I told a recent acquaintance that I’m a financial coach and she said, “Are you going to yell at me? Because I feel like I need someone to yell at me.”

No, so sorry to disappoint, but I am not going to yell at you. What I will do is help you figure out if you are spending your money in line with your priorities.

If going out to Starbucks a few times a month (or even a week) is important to you, then budget for it and stop feeling guilty about it. If you realize that it’s more important to you to save up cash for your next car or take an amazing dream vacation with your honey or have a big safety net because your life feels a little unstable right now, then all I want you to do is make a conscious trade-off.

If you spend another $9.72 at Starbucks this week, that’s $9.72 that cannot be going to those other things. It’s not going to waste, it’s just not able to do two jobs at once. 

Our culture is nearly always multitasking. (Pretend I'm not eating popcorn while typing this.) But the things is, our dollars can only do one job at once.

$1 = 1 job

One dollar equals one job.
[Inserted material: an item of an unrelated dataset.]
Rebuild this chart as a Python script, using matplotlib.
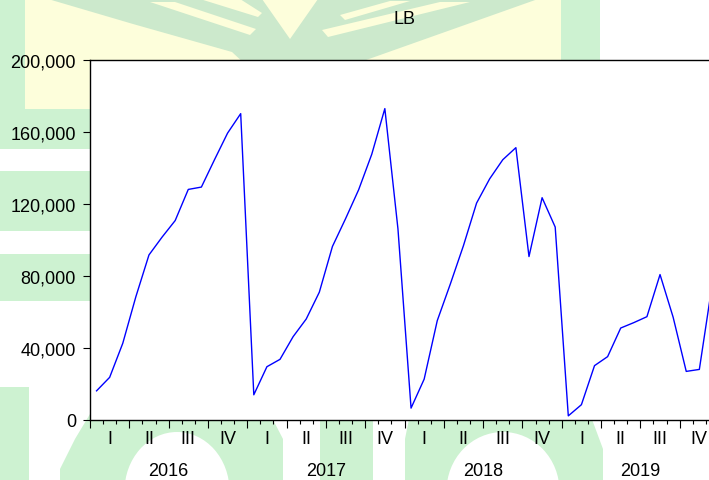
import numpy as np
import matplotlib
matplotlib.use("Agg")
import matplotlib.pyplot as plt
from matplotlib.patches import Rectangle, Polygon, Ellipse
from matplotlib.transforms import blended_transform_factory

plt.rcParams['font.family'] = ['Liberation Sans', 'DejaVu Sans']

# Monthly LB series, Jan 2016 - Dec 2019
lb_values = [
    16200, 23700, 42600, 68500, 91700, 101600, 110800, 128100, 129400, 144600, 159400, 170200,
    14000, 29600, 33700, 46300, 56100, 71000, 96400, 111800, 127900, 147600, 173000, 106200,
    6600, 22700, 55200, 75600, 96900, 120500, 134000, 144600, 151300, 90800, 123500, 107200,
    2300, 8500, 30200, 35200, 51100, 54100, 57400, 80800, 57100, 27000, 28100, 76300,
]
years = ["2016", "2017", "2018", "2019"]
quarters = ["I", "II", "III", "IV"]
y_ticks = [0, 40000, 80000, 120000, 160000, 200000]

W, H = 709, 481
fig = plt.figure(figsize=(W / 100, H / 100), dpi=100)
fig.patch.set_facecolor("white")

# background logo pattern (pixel coordinates)
bg = fig.add_axes([0, 0, 1, 1], zorder=0)
bg.set_xlim(0, W)
bg.set_ylim(H, 0)
bg.axis("off")
G = "#cdf2d1"
G2 = "#cce9cc"
Y = "#fdfedb"
WH = "white"

def rect(x0, y0, x1, y1, c):
    bg.add_patch(Rectangle((x0, y0), x1 - x0, y1 - y0, facecolor=c, lw=0))

def poly(pts, c):
    bg.add_patch(Polygon(pts, closed=True, facecolor=c, lw=0))

rect(0, 0, 92, 150, G)
rect(25, 0, 562, 110, Y)
rect(561, 0, 600, 65, G)
# fan of leaves at the top
poly([(48, 0), (538, 0), (352, 66), (246, 66), (232, 53), (133, 25)], G2)
poly([(150, 3), (175, 3), (256, 30), (250, 36)], Y)
poly([(200, 0), (240, 0), (262, 14), (258, 18)], Y)
poly([(262, 0), (318, 0), (290, 40)], Y)
poly([(322, 31), (440, 3), (470, 3), (328, 38)], Y)
poly([(340, 16), (390, 2), (410, 2), (345, 21)], Y)
# left margin bands
rect(0, 172, 92, 232, G)
rect(0, 255, 92, 302, G)
rect(0, 388, 29, 490, G)
# bottom arcs
poly([(90, 415), (270, 415), (283, 440), (283, 490), (60, 490), (60, 470), (75, 440)], G)
bg.add_patch(Ellipse((177, 492), 105, 118, facecolor=WH, lw=0))
rect(320, 415, 373, 490, G)
poly([(410, 415), (590, 415), (603, 450), (603, 490), (405, 490), (405, 440)], G)
bg.add_patch(Ellipse((503, 492), 113, 118, facecolor=WH, lw=0))

# main chart
left, right, top, bottom = 90, 719, 61, 421
ax = fig.add_axes([left / W, (H - bottom) / H, (right - left) / W, (bottom - top) / H], zorder=1)
ax.set_facecolor("white")

n = len(lb_values)
x = np.arange(n) + 0.5
ax.plot(x, lb_values, color="#0000ff", lw=1.0)

ax.set_xlim(0, 48)
ax.set_ylim(0, 200000)
ax.set_yticks(y_ticks)
ax.set_yticklabels([f"{v:,}" for v in y_ticks])
ax.set_xticks(np.arange(0, 49, 3))
ax.set_xticks(np.arange(0, 49, 1), minor=True)
ax.set_xticklabels([])
ax.tick_params(axis="y", direction="out", length=5, width=0.8, pad=5,
               labelsize=13, colors="black")
ax.tick_params(axis="x", which="major", direction="out", length=5.8, width=0.8)
ax.tick_params(axis="x", which="minor", direction="out", length=2.9, width=0.8)
for s in ax.spines.values():
    s.set_linewidth(1.0)
    s.set_color("black")

tr = blended_transform_factory(ax.transData, ax.transAxes)
for k in range(16):
    ax.text(3 * k + 1.5, -19 / 360, quarters[k % 4], transform=tr,
            ha="center", va="center", fontsize=13)
for k, yr in enumerate(years):
    ax.text(12 * k + 6, -51 / 360, yr, transform=tr,
            ha="center", va="center", fontsize=13)

fig.text((left + right) / 2 / W, 1 - 20 / H, "LB", ha="center", va="center", fontsize=13)

fig.savefig("out.png", dpi=100)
Either that dollar is for your latte, your library, or your liberation fund (sometimes known as an emergency fund).

Why Shame Doesn't Work

I won't yell at you for a few reasons:

  • it's not my money
  • I don't care what you do with your money
  • shame leads us to avoid the thing, not get better at it

Financial shame leads us to delete our banking app, completely ignore it, or eventually separate ourselves from our spending decisions and pretend we don't care.

So let's skip the shaming session, shall we?
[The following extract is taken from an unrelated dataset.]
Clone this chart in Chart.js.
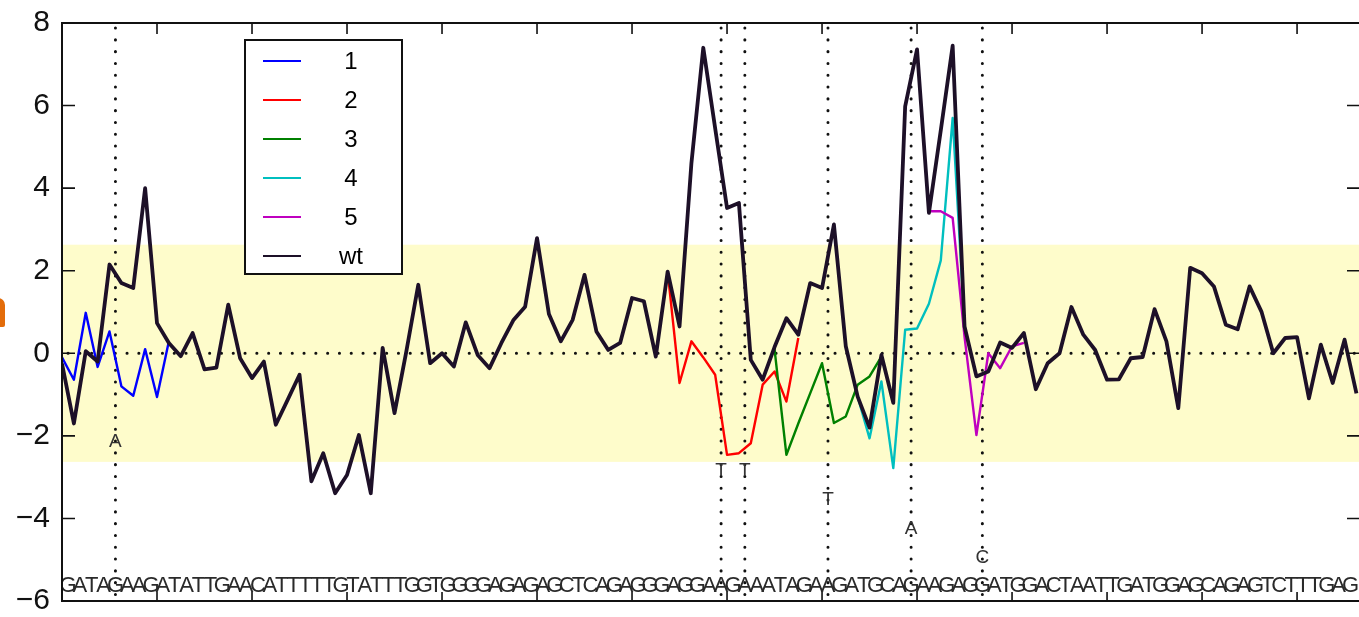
<!DOCTYPE html>
<html>
<head>
<meta charset="utf-8">
<script src="https://cdn.jsdelivr.net/npm/chart.js@4.4.0/dist/chart.umd.min.js"></script>
<style>
  html, body { margin: 0; padding: 0; background: #fff; overflow: hidden; }
  #wrap { position: relative; width: 1359px; height: 617px; overflow: hidden; }
  #plot { position: absolute; left: 0; top: 0; }
  #edge { position: absolute; left: -8px; top: 298px; width: 12.5px; height: 29px; background: #e36c0a; border-radius: 0 7px 2px 0; }
</style>
</head>
<body>
<div id="wrap">
  <canvas id="plot" width="1366" height="617"></canvas>
  <div id="edge"></div>
</div>
<script>
// sequence under the x axis, one base per position
const sequence = 'GATAGAAGATATTGAACATTTTTGTATTTGGTGGGGAGAGAGCTCAGAGGGAGGAAGAAATAGAAGATGCAGAAGAGGATGGACTAATTGATGGAGCAGAGTCTTTGAG';

// wild type, positions 0..109
const wt = [
  -0.25, -1.7, 0.05, -0.2, 2.15, 1.7, 1.58, 4.0, 0.73, 0.25,
  -0.07, 0.49, -0.39, -0.35, 1.18, -0.12, -0.6, -0.2, -1.73, -1.13,
  -0.52, -3.1, -2.42, -3.39, -2.95, -1.98, -3.39, 0.13, -1.45, 0.05,
  1.66, -0.24, 0.0, -0.32, 0.75, -0.04, -0.36, 0.25, 0.8, 1.13,
  2.79, 0.95, 0.29, 0.81, 1.9, 0.53, 0.08, 0.25, 1.34, 1.26,
  -0.08, 1.98, 0.65, 4.6, 7.4, 5.45, 3.52, 3.64, -0.16, -0.64,
  0.15, 0.85, 0.45, 1.7, 1.58, 3.12, 0.17, -1.05, -1.8, -0.04,
  -1.2, 5.98, 7.36, 3.4, 5.4, 7.45, 0.65, -0.56, -0.44, 0.26,
  0.13, 0.49, -0.87, -0.24, 0.0, 1.12, 0.45, 0.08, -0.64, -0.63,
  -0.12, -0.09, 1.07, 0.29, -1.33, 2.07, 1.94, 1.62, 0.69, 0.58,
  1.62, 1.01, 0.0, 0.37, 0.39, -1.09, 0.21, -0.72, 0.33, -0.97
];

// mutants: only the part where they leave the wild type
const mut1Start = 0;
const mut1 = [-0.1, -0.64, 0.98, -0.33, 0.53, -0.8, -1.03, 0.1, -1.06, 0.29];
const mut2Start = 51;
const mut2 = [1.98, -0.72, 0.29, -0.1, -0.52, -2.46, -2.42, -2.18, -0.76, -0.44, -1.17, 0.37];
const mut3Start = 60;
const mut3 = [0.1, -2.46, -1.7, -0.97, -0.24, -1.69, -1.53, -0.76, -0.56, -0.08];
const mut4Start = 67;
const mut4 = [-1.05, -2.06, -0.68, -2.78, 0.57, 0.6, 1.2, 2.25, 5.7, 0.65];
const mut5Start = 73;
const mut5 = [3.44, 3.44, 3.28, 0.4, -1.98, 0.0, -0.36, 0.17, 0.25];

const seriesNames = ['1', '2', '3', '4', '5', 'wt'];
const seriesColors = ['#0000ff', '#ff0000', '#008000', '#00bfbf', '#bf00bf', '#1d1028'];

// mutated bases: position in sequence, new base, height of its label
const mutationSites = [4, 55, 57, 64, 71, 77];
const mutationBases = ['A', 'T', 'T', 'T', 'A', 'C'];
const mutationLabelY = [-2.15, -2.85, -2.85, -3.55, -4.25, -4.95];

const yTicks = [-6, -4, -2, 0, 2, 4, 6, 8];
const xTicks = [8, 16, 24, 32, 40, 48, 56, 64, 72, 80, 88, 96, 104];
const bandLimit = 2.63;
const seqLabelY = -5.63;

const pts = (start, vals) => vals.map((v, k) => ({ x: start + k, y: v }));

const FONT = 'Liberation Sans, Arial, sans-serif';

const decor = {
  id: 'decor',
  beforeDatasetsDraw(chart) {
    const { ctx, chartArea: a, scales: { x, y } } = chart;
    ctx.save();
    // yellow band
    const yt = y.getPixelForValue(bandLimit);
    const yb = y.getPixelForValue(-bandLimit);
    ctx.fillStyle = '#fefccb';
    ctx.fillRect(a.left, yt, a.right - a.left, yb - yt);
    // dotted lines
    ctx.strokeStyle = '#111';
    ctx.lineWidth = 3;
    ctx.lineCap = 'round';
    ctx.setLineDash([0.1, 11.7]);
    ctx.beginPath();
    const y0 = y.getPixelForValue(0);
    ctx.moveTo(a.left + 6, y0);
    ctx.lineTo(a.right, y0);
    mutationSites.forEach(s => {
      const px = x.getPixelForValue(s + 0.5);
      ctx.moveTo(px, a.top + 5);
      ctx.lineTo(px, a.bottom);
    });
    ctx.stroke();
    ctx.restore();
  },
  afterDraw(chart) {
    const { ctx, chartArea: a, scales: { x, y } } = chart;
    ctx.save();
    // mutated base labels
    ctx.fillStyle = '#333';
    ctx.font = '19px ' + FONT;
    ctx.textAlign = 'center';
    ctx.textBaseline = 'middle';
    mutationSites.forEach((s, k) => {
      ctx.fillText(mutationBases[k], x.getPixelForValue(s + 0.5), y.getPixelForValue(mutationLabelY[k]));
    });
    // sequence letters
    ctx.save();
    ctx.beginPath();
    ctx.rect(a.left, a.top, a.right - a.left, a.bottom - a.top);
    ctx.clip();
    ctx.fillStyle = '#2a2a2a';
    ctx.font = '22px ' + FONT;
    for (let i = 0; i < sequence.length; i++) {
      ctx.fillText(sequence[i], x.getPixelForValue(i + 0.5), y.getPixelForValue(seqLabelY));
    }
    ctx.restore();
    // frame and inward ticks
    ctx.strokeStyle = '#111';
    ctx.lineWidth = 2;
    ctx.strokeRect(a.left, a.top, a.right - a.left, a.bottom - a.top);
    ctx.lineWidth = 1.6;
    ctx.beginPath();
    yTicks.forEach(v => {
      const py = y.getPixelForValue(v);
      ctx.moveTo(a.left, py); ctx.lineTo(a.left + 13, py);
      ctx.moveTo(a.right, py); ctx.lineTo(a.right - 13, py);
    });
    xTicks.forEach(v => {
      const px = x.getPixelForValue(v);
      ctx.moveTo(px, a.top); ctx.lineTo(px, a.top + 11);
      ctx.moveTo(px, a.bottom); ctx.lineTo(px, a.bottom - 9);
    });
    ctx.stroke();
    // legend
    const bx = a.left + 183, by = a.top + 17, bw = 157, bh = 234;
    ctx.fillStyle = '#fff';
    ctx.fillRect(bx, by, bw, bh);
    ctx.lineWidth = 2;
    ctx.strokeStyle = '#111';
    ctx.strokeRect(bx, by, bw, bh);
    ctx.font = '24px ' + FONT;
    ctx.textAlign = 'center';
    ctx.textBaseline = 'middle';
    seriesNames.forEach((name, k) => {
      const ry = by + 21 + k * 39;
      ctx.strokeStyle = seriesColors[k];
      ctx.lineWidth = 2.2;
      ctx.beginPath();
      ctx.moveTo(bx + 18, ry); ctx.lineTo(bx + 56, ry);
      ctx.stroke();
      ctx.fillStyle = '#000';
      ctx.fillText(name, bx + 106, ry + 1);
    });
    ctx.restore();
  }
};

const mutants = [[mut1Start, mut1], [mut2Start, mut2], [mut3Start, mut3], [mut4Start, mut4], [mut5Start, mut5]];
const datasets = mutants.map(([start, vals], k) => ({
  label: seriesNames[k],
  data: pts(start, vals),
  borderColor: seriesColors[k],
  borderWidth: 2.4,
  order: 5 - k
}));
datasets.push({
  label: 'wt',
  data: pts(0, wt),
  borderColor: seriesColors[5],
  borderWidth: 3.8,
  order: 0
});

new Chart(document.getElementById('plot').getContext('2d'), {
  type: 'line',
  data: { datasets },
  options: {
    responsive: false,
    animation: false,
    events: [],
    layout: { padding: { top: 23, bottom: 16, left: 0, right: 6 } },
    plugins: { legend: { display: false }, tooltip: { enabled: false } },
    elements: { point: { radius: 0 }, line: { tension: 0, borderJoinStyle: 'round', fill: false } },
    scales: {
      x: {
        type: 'linear', min: 0, max: 109.3,
        grid: { display: false, drawTicks: false },
        border: { display: false },
        ticks: { display: false },
        afterBuildTicks: s => { s.ticks = xTicks.map(v => ({ value: v })); },
        afterFit: s => { s.height = 0; s.paddingLeft = 0; s.paddingRight = 0; }
      },
      y: {
        min: -6, max: 8,
        grid: { display: false, drawTicks: false },
        border: { display: false },
        ticks: {
          padding: 12,
          color: '#111',
          font: { family: FONT, size: 30, lineHeight: 1 },
          callback: v => String(v).replace('-', '\u2212')
        },
        afterBuildTicks: s => { s.ticks = yTicks.map(v => ({ value: v })); },
        afterFit: s => { s.width = 62; s.paddingTop = 0; s.paddingBottom = 0; }
      }
    }
  },
  plugins: [decor]
});
</script>
</body>
</html>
If you look at what you spent your money on last week and think "Goodness, that's a lot of groceries/gas/golfballs" and you realize that's not really how you wanted to spend your money, then celebrate. You learned something about yourself. You figured out what you don't want to spend your money on (or you uncovered a previously unknown threshold for your spending). It's okay to regret a purchase. It is entirely possible that last week I bought terrible colored pencils and now I have sworn to always and forever buy Crayola from here on out. This regret is actually helpful. That "ouch" moment helps us learn from our mistakes but only if we keep shame out of it.

I'm not your drill sergeant. I'm not your mom. I'm not here to yell at you. I'm here to help you figure out how to spend your money in line with your priorities. Let's figure out your priorities, build a spending plan that honors your values, and go give every dollar a job.